The "Fully Decentralized" Defense Is a Ghost

Recital 22's exemption requires "no intermediary." If you can be identified, if you profit, if you influence, you are the intermediary. A smart contract can't be jailed; you can. The protocol's decentralization doesn't absolve the actor.

The AIFMD Shadow: If your vault pools funds into an omnibus structure (vs. segregated accounts), you might trigger the Alternative Investment Fund Managers Directive. That's like upgrading from a speeding ticket to federal prosecution.

Market Abuse: The Time Bomb You Didn't Wire

Article 92 mandates that "Persons Professionally Arranging or Executing Transactions" (PPAETs) monitor for market abuse. Your copy trading bot? It's arranging transactions. If a client uses it for wash trading or layering, you must detect and report it via STOR (Suspicious Transaction and Order Report). No surveillance tools? You're non-compliant. Worse, if you're marketing MEV bots that front-run retail, ESMA hints this is market manipulation.

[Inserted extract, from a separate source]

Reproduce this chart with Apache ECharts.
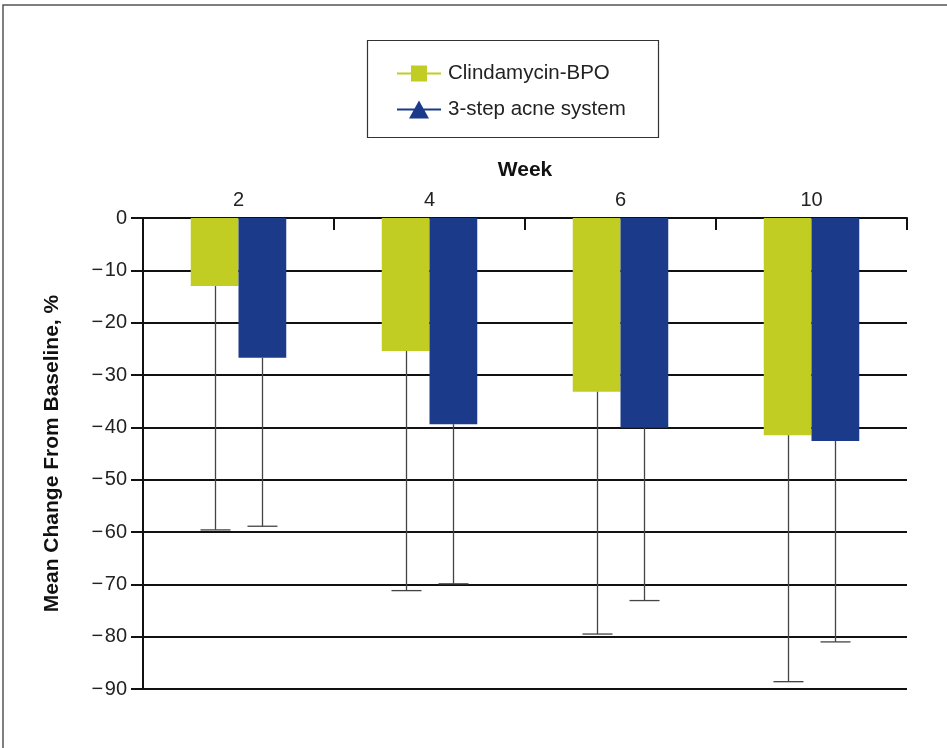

The JELLY token incident — where a trader manipulated the price to liquidate Hyperliquid vaults — is now a MiCA case study. The Vault Manager who didn't prevent it? Potentially liable.

Cross-Border Games: The Reverse Solicitation Myth

Running your service from the Cayman Islands? MiCA still applies if you serve EU clients. The "reverse solicitation" exemption (client approaches you) is interpreted so narrowly that having a German-language website or EU affiliate is enough to kill it. Major exchanges are already demanding proof of MiCA compliance before allowing API access. Your jurisdiction is irrelevant; your reach is everything.

The Decision Matrix: Will MiCA Ruin Your Business?

A single YES means you need a CASP license:

  1. Does your service auto-execute trades without per-trade confirmation?
  2. Do you take a % of profits or trading fee rebates?
  3. Do you actively market to EU clients (X, Discord, ads)?
  4. Do you host a UI, guide users, or mirror performance data?
  5. Do you pool user funds into a single smart contract?

If you answered YES to #5, you might actually need an AIFMD license. Call your lawyer yesterday.

The Bottom Line

MiCA doesn't care about your "decentralized" branding. It cares about economic substance:

  • Selling shovels (static code, flat fees) = probably fine
  • Digging for gold on behalf of others for a cut = regulated financial service

Are the copy trading platforms still operating post-MiCA? They're either licensed CASPs, in denial, or betting on regulatory forbearance. That bet has a short shelf life.